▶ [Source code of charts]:

=======

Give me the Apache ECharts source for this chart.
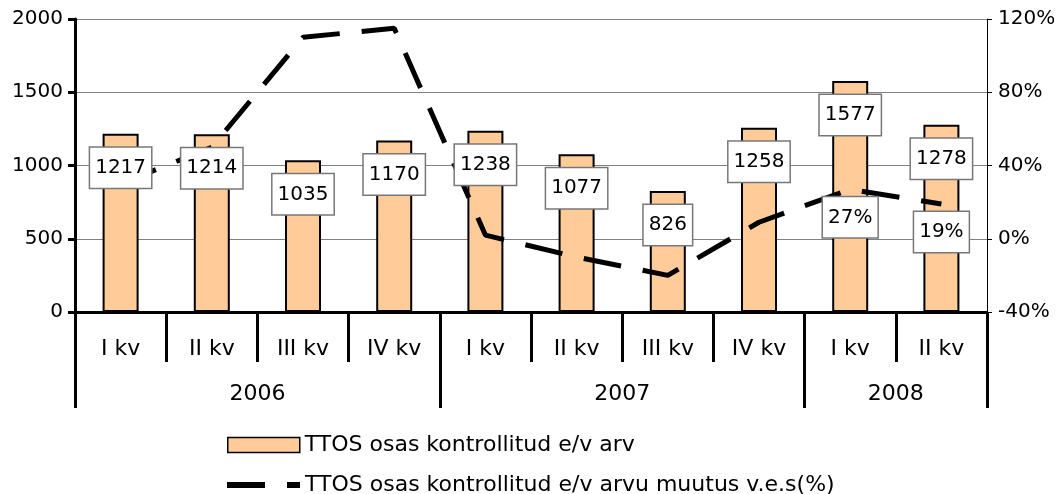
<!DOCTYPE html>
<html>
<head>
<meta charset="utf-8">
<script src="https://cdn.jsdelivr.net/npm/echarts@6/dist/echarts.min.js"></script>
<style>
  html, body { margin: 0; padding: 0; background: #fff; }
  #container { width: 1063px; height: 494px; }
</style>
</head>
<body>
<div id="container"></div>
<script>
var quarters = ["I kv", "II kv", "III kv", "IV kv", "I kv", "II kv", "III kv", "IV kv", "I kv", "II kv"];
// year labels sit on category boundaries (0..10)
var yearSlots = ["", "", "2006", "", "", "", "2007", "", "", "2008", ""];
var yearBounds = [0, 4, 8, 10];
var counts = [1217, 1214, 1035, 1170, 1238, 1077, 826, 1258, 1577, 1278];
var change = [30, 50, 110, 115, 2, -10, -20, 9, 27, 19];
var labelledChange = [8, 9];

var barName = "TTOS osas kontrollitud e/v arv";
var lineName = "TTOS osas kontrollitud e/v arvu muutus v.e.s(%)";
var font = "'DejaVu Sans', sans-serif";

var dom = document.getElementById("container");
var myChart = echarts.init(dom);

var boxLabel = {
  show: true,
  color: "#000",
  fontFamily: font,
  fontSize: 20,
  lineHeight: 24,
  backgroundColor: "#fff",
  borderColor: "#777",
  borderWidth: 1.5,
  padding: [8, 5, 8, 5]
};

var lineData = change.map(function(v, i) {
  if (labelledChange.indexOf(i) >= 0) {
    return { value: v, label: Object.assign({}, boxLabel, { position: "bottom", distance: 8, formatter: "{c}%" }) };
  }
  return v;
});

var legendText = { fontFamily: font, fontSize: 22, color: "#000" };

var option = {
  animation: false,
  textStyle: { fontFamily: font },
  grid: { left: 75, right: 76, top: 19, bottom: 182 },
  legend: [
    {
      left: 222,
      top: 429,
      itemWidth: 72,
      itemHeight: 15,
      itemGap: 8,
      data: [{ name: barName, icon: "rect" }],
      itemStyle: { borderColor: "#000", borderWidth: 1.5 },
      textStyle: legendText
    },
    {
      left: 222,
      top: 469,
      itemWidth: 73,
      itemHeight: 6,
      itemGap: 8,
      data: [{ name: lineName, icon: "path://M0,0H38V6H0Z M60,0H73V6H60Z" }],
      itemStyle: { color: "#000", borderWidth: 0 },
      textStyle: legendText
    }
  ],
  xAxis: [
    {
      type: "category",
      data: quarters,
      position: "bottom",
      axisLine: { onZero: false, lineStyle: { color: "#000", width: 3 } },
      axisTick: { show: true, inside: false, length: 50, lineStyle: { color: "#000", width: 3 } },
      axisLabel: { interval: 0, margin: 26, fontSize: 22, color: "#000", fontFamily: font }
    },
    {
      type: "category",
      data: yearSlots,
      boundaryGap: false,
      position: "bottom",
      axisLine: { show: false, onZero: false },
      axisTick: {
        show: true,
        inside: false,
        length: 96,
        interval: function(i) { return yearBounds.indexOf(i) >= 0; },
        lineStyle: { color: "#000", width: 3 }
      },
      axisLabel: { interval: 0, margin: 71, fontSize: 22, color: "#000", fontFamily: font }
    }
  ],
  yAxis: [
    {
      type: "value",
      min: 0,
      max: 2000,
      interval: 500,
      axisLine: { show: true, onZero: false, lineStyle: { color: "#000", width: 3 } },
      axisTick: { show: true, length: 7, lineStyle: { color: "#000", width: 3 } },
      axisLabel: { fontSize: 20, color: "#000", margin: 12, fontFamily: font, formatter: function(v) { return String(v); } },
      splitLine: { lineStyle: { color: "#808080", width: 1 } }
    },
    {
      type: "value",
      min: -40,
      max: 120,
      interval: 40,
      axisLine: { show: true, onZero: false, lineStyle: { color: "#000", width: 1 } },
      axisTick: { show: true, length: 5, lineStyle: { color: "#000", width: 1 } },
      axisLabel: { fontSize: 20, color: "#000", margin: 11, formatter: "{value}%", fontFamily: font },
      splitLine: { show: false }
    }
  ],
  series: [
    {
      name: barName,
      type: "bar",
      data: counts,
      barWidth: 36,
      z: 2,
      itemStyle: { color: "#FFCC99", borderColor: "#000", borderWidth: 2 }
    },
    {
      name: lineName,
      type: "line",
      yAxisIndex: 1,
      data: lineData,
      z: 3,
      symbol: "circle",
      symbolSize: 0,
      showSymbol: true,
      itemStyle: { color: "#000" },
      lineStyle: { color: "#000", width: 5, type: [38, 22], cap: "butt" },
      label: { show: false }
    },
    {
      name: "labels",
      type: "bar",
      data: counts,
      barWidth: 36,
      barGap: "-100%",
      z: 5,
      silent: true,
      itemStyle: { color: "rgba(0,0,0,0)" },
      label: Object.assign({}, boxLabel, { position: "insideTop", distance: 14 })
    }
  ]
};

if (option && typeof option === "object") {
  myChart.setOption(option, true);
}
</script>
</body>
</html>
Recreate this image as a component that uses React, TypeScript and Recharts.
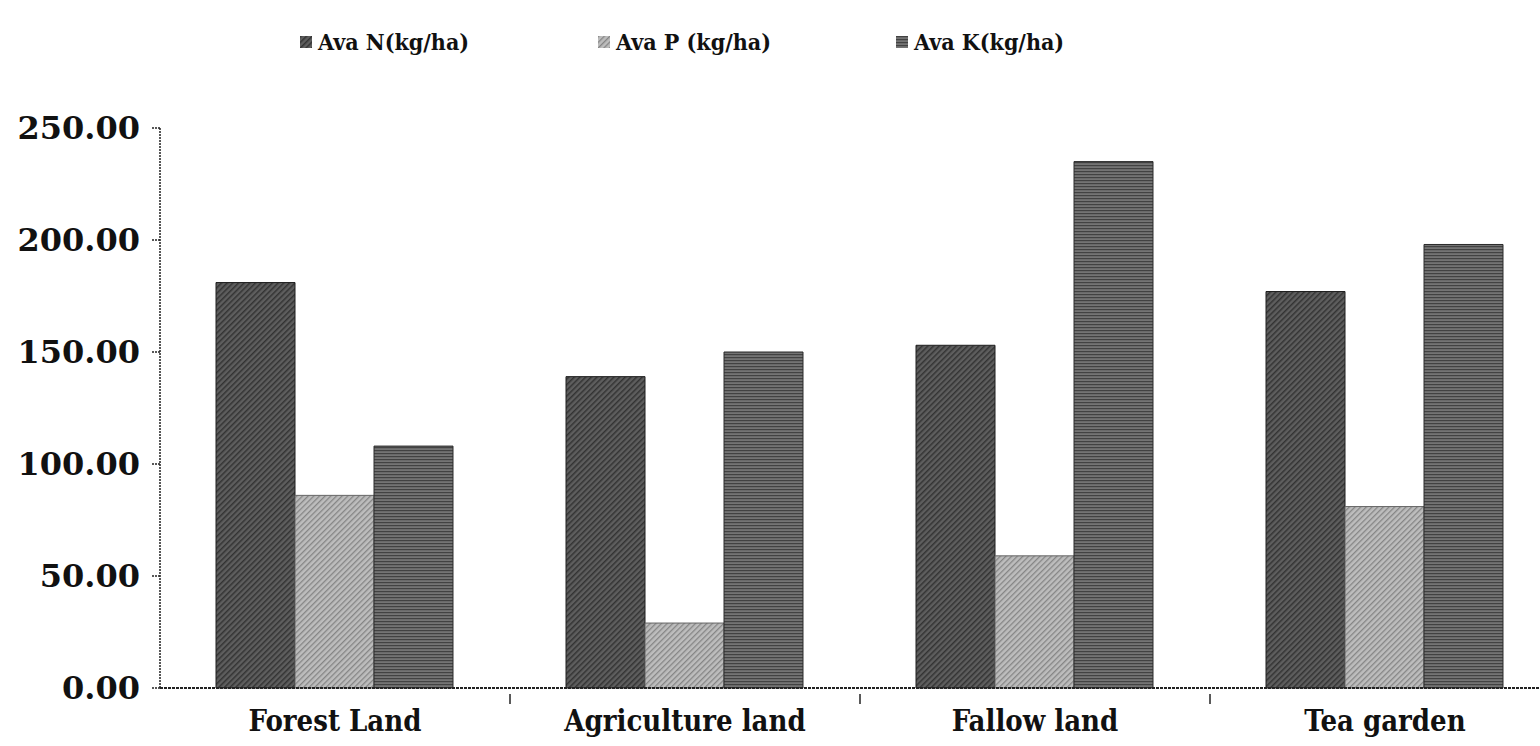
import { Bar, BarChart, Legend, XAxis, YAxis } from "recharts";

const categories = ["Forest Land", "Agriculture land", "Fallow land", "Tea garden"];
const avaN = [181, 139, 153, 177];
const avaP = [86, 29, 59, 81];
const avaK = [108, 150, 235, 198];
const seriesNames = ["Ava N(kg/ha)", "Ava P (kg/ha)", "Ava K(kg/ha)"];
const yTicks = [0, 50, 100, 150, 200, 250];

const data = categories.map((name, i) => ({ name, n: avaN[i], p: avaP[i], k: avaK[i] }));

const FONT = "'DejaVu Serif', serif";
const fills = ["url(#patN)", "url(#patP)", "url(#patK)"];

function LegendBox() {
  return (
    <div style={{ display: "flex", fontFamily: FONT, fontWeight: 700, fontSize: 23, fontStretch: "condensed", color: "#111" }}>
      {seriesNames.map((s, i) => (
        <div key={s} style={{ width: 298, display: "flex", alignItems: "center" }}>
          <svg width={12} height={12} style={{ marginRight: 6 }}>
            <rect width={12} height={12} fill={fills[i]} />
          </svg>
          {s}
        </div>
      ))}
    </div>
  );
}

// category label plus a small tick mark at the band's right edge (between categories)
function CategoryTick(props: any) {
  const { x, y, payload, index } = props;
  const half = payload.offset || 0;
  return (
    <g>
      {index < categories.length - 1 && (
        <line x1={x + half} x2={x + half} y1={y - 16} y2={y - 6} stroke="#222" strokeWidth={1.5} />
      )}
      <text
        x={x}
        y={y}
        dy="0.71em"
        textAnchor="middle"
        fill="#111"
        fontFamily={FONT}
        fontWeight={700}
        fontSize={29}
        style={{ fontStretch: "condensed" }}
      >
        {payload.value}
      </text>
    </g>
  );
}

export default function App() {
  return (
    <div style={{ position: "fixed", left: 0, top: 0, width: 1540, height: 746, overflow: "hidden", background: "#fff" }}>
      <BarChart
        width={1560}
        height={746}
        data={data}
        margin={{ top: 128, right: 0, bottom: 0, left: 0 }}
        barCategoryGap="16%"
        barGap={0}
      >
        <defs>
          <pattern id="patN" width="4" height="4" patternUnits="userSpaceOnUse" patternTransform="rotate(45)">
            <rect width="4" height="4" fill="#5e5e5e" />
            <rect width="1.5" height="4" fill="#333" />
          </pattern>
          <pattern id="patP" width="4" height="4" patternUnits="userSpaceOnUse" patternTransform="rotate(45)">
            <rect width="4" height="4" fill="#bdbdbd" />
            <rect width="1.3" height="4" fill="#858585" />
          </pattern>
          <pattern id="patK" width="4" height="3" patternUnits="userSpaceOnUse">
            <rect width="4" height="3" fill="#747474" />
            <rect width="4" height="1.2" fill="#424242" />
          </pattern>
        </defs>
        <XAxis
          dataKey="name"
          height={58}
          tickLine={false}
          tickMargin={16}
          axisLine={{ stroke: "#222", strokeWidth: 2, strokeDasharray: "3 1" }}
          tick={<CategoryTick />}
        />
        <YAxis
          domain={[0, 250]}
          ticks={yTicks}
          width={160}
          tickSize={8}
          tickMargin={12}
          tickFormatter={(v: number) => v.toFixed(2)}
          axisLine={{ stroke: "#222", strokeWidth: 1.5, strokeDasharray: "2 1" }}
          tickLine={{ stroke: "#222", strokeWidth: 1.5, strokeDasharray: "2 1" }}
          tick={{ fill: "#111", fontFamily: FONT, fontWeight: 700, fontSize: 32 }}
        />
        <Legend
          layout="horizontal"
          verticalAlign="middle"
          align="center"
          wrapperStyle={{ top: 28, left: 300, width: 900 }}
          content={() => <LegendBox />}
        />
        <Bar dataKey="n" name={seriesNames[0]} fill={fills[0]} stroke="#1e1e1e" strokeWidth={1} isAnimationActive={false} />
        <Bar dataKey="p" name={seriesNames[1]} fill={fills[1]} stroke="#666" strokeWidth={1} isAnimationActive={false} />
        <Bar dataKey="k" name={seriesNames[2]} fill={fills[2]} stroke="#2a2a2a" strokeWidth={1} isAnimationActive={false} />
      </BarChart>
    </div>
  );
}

=======

Leave out the pictures and repeat exactly the lines from the start of the material through the line that contains "var myChart = echarts.init(dom);", both included.

Give me the Apache ECharts source for this chart.
<!DOCTYPE html>
<html>
<head>
<meta charset="utf-8">
<script src="https://cdn.jsdelivr.net/npm/echarts@6/dist/echarts.min.js"></script>
<style>
  html, body { margin: 0; padding: 0; background: #fff; }
  #container { width: 1063px; height: 494px; }
</style>
</head>
<body>
<div id="container"></div>
<script>
var quarters = ["I kv", "II kv", "III kv", "IV kv", "I kv", "II kv", "III kv", "IV kv", "I kv", "II kv"];
// year labels sit on category boundaries (0..10)
var yearSlots = ["", "", "2006", "", "", "", "2007", "", "", "2008", ""];
var yearBounds = [0, 4, 8, 10];
var counts = [1217, 1214, 1035, 1170, 1238, 1077, 826, 1258, 1577, 1278];
var change = [30, 50, 110, 115, 2, -10, -20, 9, 27, 19];
var labelledChange = [8, 9];

var barName = "TTOS osas kontrollitud e/v arv";
var lineName = "TTOS osas kontrollitud e/v arvu muutus v.e.s(%)";
var font = "'DejaVu Sans', sans-serif";

var dom = document.getElementById("container");
var myChart = echarts.init(dom);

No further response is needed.